OPEC have agreed to keep the current total limit, but will now attempt to comply with it. Oddly enough, low compliance with cuts has been from members and non-OPEC signatories to the cuts producing too little rather than too much. This has not come about through want to of trying, but because some signatories (most notably Venezuela) have been unable to reach their quotas. Clearly the only way 100% compliance with the total can be achieved when some countries cannot pump any more, is by those with spare capacity doing the job for them. The UAE oil minister, Suhail Al Mazrouei who did the talking, was asked repeatedly in the press conference about how the allocation would work. He always gave the same answer – the Joint Ministerial Monitoring Committee (JMMC – a committee formed of OPEC and non-OPEC members to monitor the implementation of cuts) will figure it out. As yet there is no plan as to how the limits will be reallocated. Presumably we will need to wait until the JMMC has met to agree on this.
The crucial question is how much more oil will this bring into the market? A variety of numbers have been mentioned between 600k b/d and 1m b/d, but these variations might come from looking at the problem in different ways. For example whether you look at just the OPEC signatories or include the non-OPEC ones too. From the numbers in our own table, OPEC and non-OPEC signatories will need to add about 600k b/d overall. Who will get to add those barrels will be a contentious subject.
What will this mean for the market? Let’s assume this production is successfully added by the last quarter of 2018, so an increase by 600k b/d across those members. The IEA estimated the amount OPEC needs to produce to balance the market in Q4 of this year (the call on OPEC) at 32.1m b/d, compared to current (May) OPEC production of 31.7m. That’s a shortfall of 400k b/d. Adding in 600k b/d would seem to leave a surplus of 200k b/d. However there is also the non-OPEC signatories to consider and here the IEA already seems to have made allowances for some increases baked into the call on OPEC number perhaps leaving a smaller or no surplus.
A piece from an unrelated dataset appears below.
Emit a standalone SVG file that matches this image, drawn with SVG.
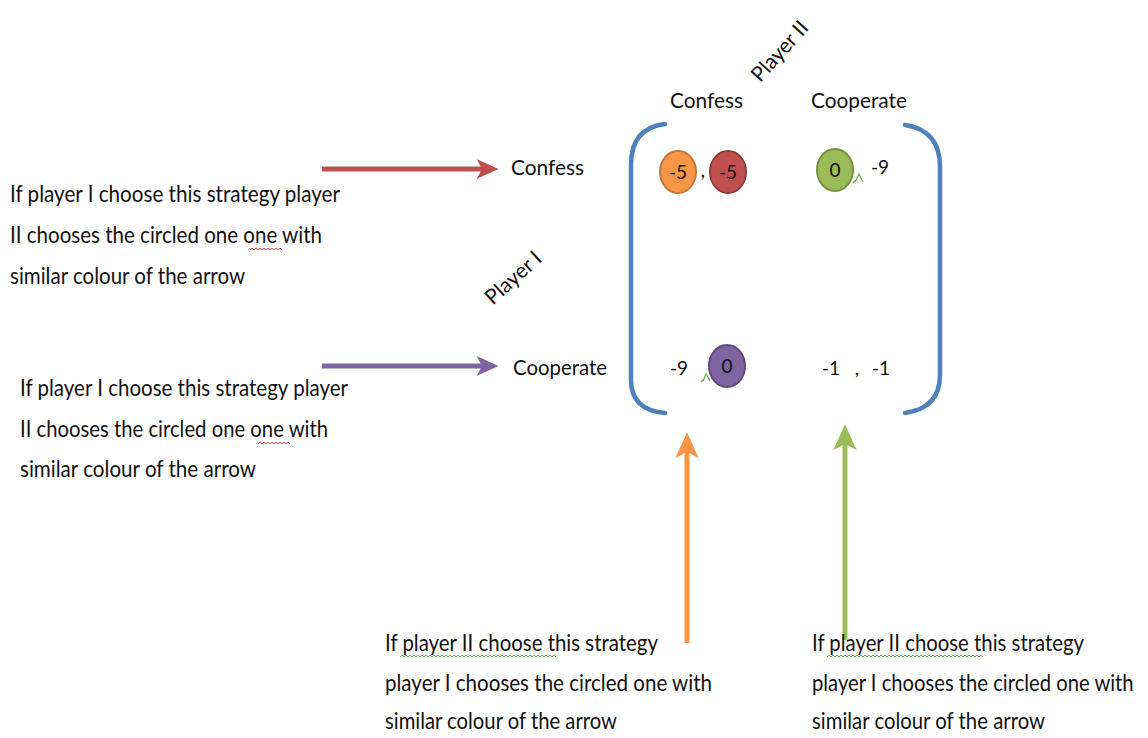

Overall it looks like OPEC still sees the current targets as being right to balance the market and will presumably allow the JMMC to allocate more limits if the production of Venezuela and Iran does fall.
Oil markets have taken this in their stride – Brent has been around 75 $/b since the news broke. On the face of it, OPEC does not look set to create a crude surplus in the market as some had worried. The danger of a damaging breakdown in discipline followed by unilateral action to increase production by Saudi Arabia and Russia looks to have been averted. The devil in the detail we wait to see will be country allocations.